Storm Amelie pummels France with violent winds, downpours
Storm winds blasted southern France Sunday, whipping up giant ocean waves, uprooting trees and leaving some 140,000 people without electricity, authorities said. Emergency services attended hundreds of call-outs as storm Amelie brought gusts that dropped trees on roads and railway tracks and tore loose live electrical cables.
No deaths have been confirmed, but a woman in her seventies was reported missing in southern Nice after a landslide.
Emergency workers were searching the landslip on land overlooking her home to try to find the missing woman, an AFP journalist witnessed.

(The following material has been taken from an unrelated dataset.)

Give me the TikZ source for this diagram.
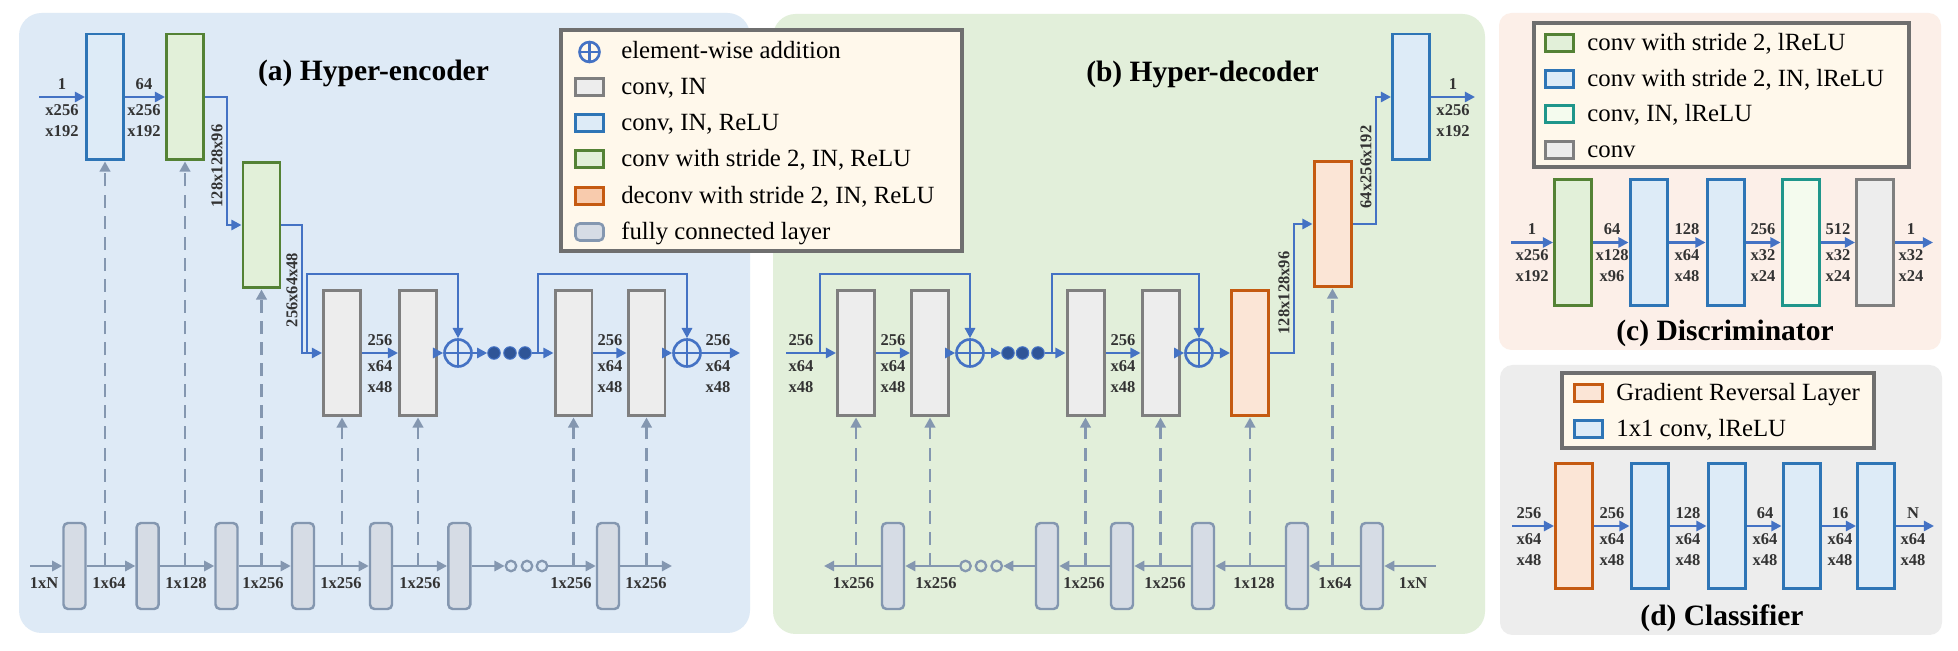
\documentclass[tikz,border=0pt]{standalone}
\usepackage{fontspec}
\setmainfont{Liberation Serif}
\usetikzlibrary{arrows.meta,calc}

\definecolor{bgA}{HTML}{DEEAF6}
\definecolor{bgB}{HTML}{E2EFDA}
\definecolor{bgC}{HTML}{FCEFE8}
\definecolor{bgD}{HTML}{EDEDED}
\definecolor{bluE}{HTML}{2E75B6}
\definecolor{bluF}{HTML}{DDEBF7}
\definecolor{grnE}{HTML}{548235}
\definecolor{grnF}{HTML}{E2F0D9}
\definecolor{gryE}{HTML}{7F7F7F}
\definecolor{gryF}{HTML}{EDEDED}
\definecolor{orgE}{HTML}{C55A11}
\definecolor{orgF}{HTML}{FBE5D6}
\definecolor{orgL}{HTML}{F8CBAD}
\definecolor{tealE}{HTML}{1F968B}
\definecolor{tealF}{HTML}{F4FBEE}
\definecolor{arrB}{HTML}{4472C4}
\definecolor{fcE}{HTML}{8497B0}
\definecolor{fcF}{HTML}{D6DCE5}
\definecolor{dotF}{HTML}{2F5597}
\definecolor{legE}{HTML}{6F6F6F}
\definecolor{legF}{HTML}{FFF8EB}
\definecolor{txt}{HTML}{333333}

\newcommand\dimlab[6]{%
  \node[lab] (#1a) at (#2,#3-12.5) {#4};
  \node[lab] (#1b) at (#2,#3+13.5) {#5};
  \node[lab] (#1c) at (#2,#3+34) {#6};}

\begin{document}
\begin{tikzpicture}[x=0.02cm, y=-0.02cm,
  box/.style={draw, line width=1.7pt, inner sep=0pt, minimum width=0.74cm, minimum height=2.52cm},
  bx/.style={box, draw=bluE, fill=bluF},
  gx/.style={box, draw=grnE, fill=grnF},
  cx/.style={box, draw=gryE, fill=gryF},
  ox/.style={box, draw=orgE, fill=orgF},
  tx/.style={box, draw=tealE, fill=tealF},
  fc/.style={draw=fcE, fill=fcF, line width=1.4pt, rounded corners=2.5pt, inner sep=0pt, minimum width=0.44cm, minimum height=1.72cm},
  arr/.style={draw=arrB, line width=1.4pt, -{Triangle[length=5.8pt,width=5.8pt]}},
  fcarr/.style={draw=fcE, line width=1.7pt, -{Triangle[length=5.8pt,width=5.8pt]}},
  dsh/.style={draw=fcE, line width=1.5pt, dash pattern=on 7.4pt off 4.6pt, -{Triangle[length=5.8pt,width=6pt]}},
  plusc/.style={circle, draw=arrB, line width=1.5pt, minimum size=0.54cm, inner sep=0pt,
    path picture={\draw[arrB, line width=1.5pt] (path picture bounding box.north) -- (path picture bounding box.south) (path picture bounding box.west) -- (path picture bounding box.east);}},
  dotc/.style={circle, fill=dotF, draw=arrB, line width=0.6pt, minimum size=0.25cm, inner sep=0pt},
  ocirc/.style={circle, draw=fcE, line width=1.3pt, minimum size=0.21cm, inner sep=0pt},
  lab/.style={font=\bfseries\fontsize{9.4}{10}\selectfont, text=txt, inner sep=0pt},
  legt/.style={font=\fontsize{14.1}{16}\selectfont, anchor=base west, inner sep=0pt},
  ttl/.style={font=\bfseries\fontsize{16.8}{19}\selectfont, anchor=base, inner sep=0pt},
  leg/.style={draw, line width=1.7pt, minimum width=0.56cm, minimum height=0.34cm, inner sep=0pt},
  legbox/.style={draw=legE, fill=legF, line width=1.8pt},
  panel/.style={rounded corners=0.45cm}
]
\useasboundingbox (0,0) rectangle (1958,651);
\fill[white] (0,0) rectangle (1958,651);

% ---------- panel backgrounds
\fill[bgA, panel] (19,13) rectangle (750,633);
\fill[bgB, panel] (773,14) rectangle (1485,634);
\fill[bgC, rounded corners=0.25cm] (1499,13) rectangle (1941,350);
\fill[bgD, rounded corners=0.25cm] (1500,365) rectangle (1942,635);

% ---------- titles
\node[ttl] (ta) at (373.5,81) {(a) Hyper-encoder};
\node[ttl] (tb) at (1202.5,82) {(b) Hyper-decoder};
\node[ttl] (tc) at (1725,341) {(c) Discriminator};
\node[ttl] (td) at (1722,625) {(d) Classifier};

% ---------- legend (a/b)
\draw[legbox] (561,30) rectangle (962,251);
\node[plusc, minimum size=0.4cm] (lgp) at (589.5,52) {};
\node[leg, draw=gryE, fill=gryF] (lg1) at (589.5,87) {};
\node[leg, draw=bluE, fill=bluF] (lg2) at (589.5,123) {};
\node[leg, draw=grnE, fill=grnF] (lg3) at (589.5,159) {};
\node[leg, draw=orgE, fill=orgL] (lg4) at (589.5,196) {};
\node[leg, draw=fcE, fill=fcF, rounded corners=2.5pt, line width=1.5pt] (lg5) at (589.5,232) {};
\node[legt] (lt0) at (621,59) {element-wise addition};
\node[legt] (lt1) at (621,95) {conv, IN};
\node[legt] (lt2) at (621,131) {conv, IN, ReLU};
\node[legt] (lt3) at (621,167) {conv with stride 2, IN, ReLU};
\node[legt] (lt4) at (621,204) {deconv with stride 2, IN, ReLU};
\node[legt] (lt5) at (621,240) {fully connected layer};

% ---------- panel (a) hyper-encoder
\node[bx] (e1) at (105,97) {};
\node[gx] (e2) at (185,97) {};
\node[gx] (e3) at (261.5,225) {};
\node[cx] (eA) at (342,353) {};
\node[cx] (eB) at (418,353) {};
\node[plusc] (pa1) at (458,353) {};
\node[dotc] (da1) at (494,353) {};
\node[dotc] (da2) at (510,353) {};
\node[dotc] (da3) at (525,353) {};
\node[cx] (eC) at (573.5,353) {};
\node[cx] (eD) at (646.5,353) {};
\node[plusc] (pa2) at (687,353) {};
\coordinate (ain) at (39,97);
\coordinate (aout) at (740,353);
\coordinate (ja1) at (227,97);
\coordinate (ja2) at (302,225);
\coordinate (skA1) at (307,353);
\coordinate (skA2) at (538,353);

\draw[arr] (ain) -- (e1.west);
\draw[arr] (e1.east) -- (e2.west);
\draw[arr] (e2.east) -- (ja1) |- (e3.west);
\draw[arr] (e3.east) -- (ja2) |- (eA.west);
\draw[arr] (skA1) -- ++(0,-79) -| (pa1.north);
\draw[arr] (eA.east) -- (eB.west);
\draw[arr] (eB.east) -- (pa1.west);
\draw[arr] (pa1.east) -- (da1.west);
\draw[arr] (da3.east) -- (eC.west);
\draw[arr] (skA2) -- ++(0,-79) -| (pa2.north);
\draw[arr] (eC.east) -- (eD.west);
\draw[arr] (eD.east) -- (pa2.west);
\draw[arr] (pa2.east) -- (aout);

\dimlab{la1}{62}{97}{1}{x256}{x192}
\dimlab{la2}{144}{97}{64}{x256}{x192}
\dimlab{la3}{380}{353}{256}{x64}{x48}
\dimlab{la4}{610}{353}{256}{x64}{x48}
\dimlab{la5}{718}{353}{256}{x64}{x48}
\node[lab, rotate=90] (ra1) at (217,166) {128x128x96};
\node[lab, rotate=90] (ra2) at (292,290) {256x64x48};

% FC row (a)
\foreach \n/\x in {1/74.5,2/147.6,3/226.5,4/303,5/381,6/459.3,7/608}
  \node[fc] (fa\n) at (\x,566) {};
\node[ocirc] (oa1) at (511,566) {};
\node[ocirc] (oa2) at (527,566) {};
\node[ocirc] (oa3) at (542,566) {};
\coordinate (fain) at (30,566);
\coordinate (faout) at (672,566);
\draw[fcarr] (fain) -- (fa1.west);
\foreach \a/\b in {1/2,2/3,3/4,4/5,5/6}
  \draw[fcarr] (fa\a.east) -- (fa\b.west);
\draw[fcarr] (fa6.east) -- (oa1.west);
\draw[fcarr] (oa3.east) -- (fa7.west);
\draw[fcarr] (fa7.east) -- (faout);
\foreach \b in {e1,e2,e3,eA,eB,eC,eD}
  \draw[dsh] (\b.south |- fain) -- (\b.south);
\foreach \n/\x/\t in {1/44/1xN,2/109/1x64,3/186/1x128,4/263/1x256,5/341/1x256,6/420/1x256,7/571/1x256,8/646/1x256}
  \node[lab] (fla\n) at (\x,583) {\t};

% ---------- panel (b) hyper-decoder
\node[bx] (dT) at (1411,97) {};
\node[ox] (o2) at (1332.5,224) {};
\node[ox] (o1) at (1250,353) {};
\node[cx] (dE) at (856,353) {};
\node[cx] (dF) at (930,353) {};
\node[plusc] (pb1) at (970,353) {};
\node[dotc] (db1) at (1008,353) {};
\node[dotc] (db2) at (1022.5,353) {};
\node[dotc] (db3) at (1038,353) {};
\node[cx] (dG) at (1085.5,353) {};
\node[cx] (dH) at (1160.5,353) {};
\node[plusc] (pb2) at (1199,353) {};
\coordinate (bin) at (786,353);
\coordinate (bout) at (1475,97);
\coordinate (jb1) at (1294,353);
\coordinate (jb2) at (1376,224);
\coordinate (skB1) at (820,353);
\coordinate (skB2) at (1052,353);

\draw[arr] (bin) -- (dE.west);
\draw[arr] (skB1) -- ++(0,-79) -| (pb1.north);
\draw[arr] (dE.east) -- (dF.west);
\draw[arr] (dF.east) -- (pb1.west);
\draw[arr] (pb1.east) -- (db1.west);
\draw[arr] (db3.east) -- (dG.west);
\draw[arr] (skB2) -- ++(0,-79) -| (pb2.north);
\draw[arr] (dG.east) -- (dH.west);
\draw[arr] (dH.east) -- (pb2.west);
\draw[arr] (pb2.east) -- (o1.west);
\draw[arr] (o1.east) -- (jb1) |- (o2.west);
\draw[arr] (o2.east) -- (jb2) |- (dT.west);
\draw[arr] (dT.east) -- (bout);

\dimlab{lb1}{801}{353}{256}{x64}{x48}
\dimlab{lb2}{893}{353}{256}{x64}{x48}
\dimlab{lb3}{1123}{353}{256}{x64}{x48}
\dimlab{lb4}{1453}{97}{1}{x256}{x192}
\node[lab, rotate=90] (rb1) at (1284,293) {128x128x96};
\node[lab, rotate=90] (rb2) at (1366,167) {64x256x192};

% FC row (b)
\foreach \n/\x in {1/893,2/1047,3/1122,4/1203,5/1297,6/1372}
  \node[fc] (g\n) at (\x,566) {};
\node[ocirc] (ob1) at (965.5,566) {};
\node[ocirc] (ob2) at (981,566) {};
\node[ocirc] (ob3) at (996.7,566) {};
\coordinate (gin) at (1435.6,566);
\coordinate (gout) at (824,566);
\draw[fcarr] (gin) -- (g6.east);
\foreach \a/\b in {6/5,5/4,4/3,3/2}
  \draw[fcarr] (g\a.west) -- (g\b.east);
\draw[fcarr] (g2.west) -- (ob3.east);
\draw[fcarr] (ob1.west) -- (g1.east);
\draw[fcarr] (g1.west) -- (gout);
\foreach \b in {dE,dF,dG,dH,o1,o2}
  \draw[dsh] (\b.south |- gin) -- (\b.south);
\foreach \n/\x/\t in {1/1413/1xN,2/1335/1x64,3/1254/1x128,4/1165/1x256,5/1084/1x256,6/936/1x256,7/853.5/1x256}
  \node[lab] (flb\n) at (\x,583) {\t};

% ---------- panel (c) discriminator
\draw[legbox] (1534,23) rectangle (1909,167);
\node[leg, draw=grnE, fill=grnF] (lc1) at (1559,43) {};
\node[leg, draw=bluE, fill=bluF] (lc2) at (1559,79) {};
\node[leg, draw=tealE, fill=tealF] (lc3) at (1559,114) {};
\node[leg, draw=gryE, fill=gryF] (lc4) at (1559,150) {};
\node[legt] (lct1) at (1587,51) {conv with stride 2, lReLU};
\node[legt] (lct2) at (1587,87) {conv with stride 2, IN, lReLU};
\node[legt] (lct3) at (1587,122) {conv, IN, lReLU};
\node[legt] (lct4) at (1587,158) {conv};

\node[gx] (c1) at (1573,242.5) {};
\node[bx] (c2) at (1648.5,242.5) {};
\node[bx] (c3) at (1725.5,242.5) {};
\node[tx] (c4) at (1800.5,242.5) {};
\node[cx] (c5) at (1875,242.5) {};
\coordinate (cin) at (1511,242.5);
\coordinate (cout) at (1933,242.5);
\draw[arr] (cin) -- (c1.west);
\foreach \a/\b in {1/2,2/3,3/4,4/5}
  \draw[arr] (c\a.east) -- (c\b.west);
\draw[arr] (c5.east) -- (cout);
\dimlab{lcA}{1532}{242}{1}{x256}{x192}
\dimlab{lcB}{1612}{242}{64}{x128}{x96}
\dimlab{lcC}{1687}{242}{128}{x64}{x48}
\dimlab{lcD}{1763}{242}{256}{x32}{x24}
\dimlab{lcE}{1838}{242}{512}{x32}{x24}
\dimlab{lcF}{1911}{242}{1}{x32}{x24}

% ---------- panel (d) classifier
\draw[legbox] (1562,373) rectangle (1874,448);
\node[leg, draw=orgE, fill=orgF] (ld1) at (1588,393) {};
\node[leg, draw=bluE, fill=bluF] (ld2) at (1588,429) {};
\node[legt] (ldt1) at (1616,401) {Gradient Reversal Layer};
\node[legt] (ldt2) at (1616,437) {1x1 conv, lReLU};

\node[ox] (k1) at (1574,526) {};
\node[bx] (k2) at (1649.5,526) {};
\node[bx] (k3) at (1726.5,526) {};
\node[bx] (k4) at (1801.5,526) {};
\node[bx] (k5) at (1876,526) {};
\coordinate (kin) at (1512,526);
\coordinate (kout) at (1934,526);
\draw[arr] (kin) -- (k1.west);
\foreach \a/\b in {1/2,2/3,3/4,4/5}
  \draw[arr] (k\a.east) -- (k\b.west);
\draw[arr] (k5.east) -- (kout);
\dimlab{ldA}{1529}{526}{256}{x64}{x48}
\dimlab{ldB}{1612}{526}{256}{x64}{x48}
\dimlab{ldC}{1688}{526}{128}{x64}{x48}
\dimlab{ldD}{1765}{526}{64}{x64}{x48}
\dimlab{ldE}{1840}{526}{16}{x64}{x48}
\dimlab{ldF}{1913}{526}{N}{x64}{x48}
\end{tikzpicture}
\end{document}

In the southwest, which was worst affected, six people sustained minor injuries, mainly caused by falling branches.
Early Sunday, 14 of the country's 100-odd departments had been placed on high alert as Amelie brought heavy rains to the Atlantic coast, with winds exceeding 160 kilometres (100 miles) per hour in places.
Weather service Meteo France said winds as strong as 163 km/h (100 mph) were recorded in the coastal departments of Gironde and Landes, and 121 km/h in Bordeaux.
Electricity supplier Enedis said it was working round the clock to restore electricity to some 140,000 customers left without power for hours. In the Landes department 47 people had to be evacuated from a camp site, and a casino roof collapsed. Several trains in the area were cancelled or delayed, after around 50 trees came down on the lines, said the rail operator SNCF.
The southeast was not spared, with heavy rainfall forcing the evacuation of a travellers' camp.
Around 30 motorists also had to be rescued as their cars got stuck in the deluge and several shops and homes had their basements flooded.
The extreme weather forced the temporary closure of both the A7 and A21 motorways in the south of the country.
Two flights were cancelled Sunday morning from Ajaccio, on Corsica, while other flights were rerouted to the island's other airport at Bastia.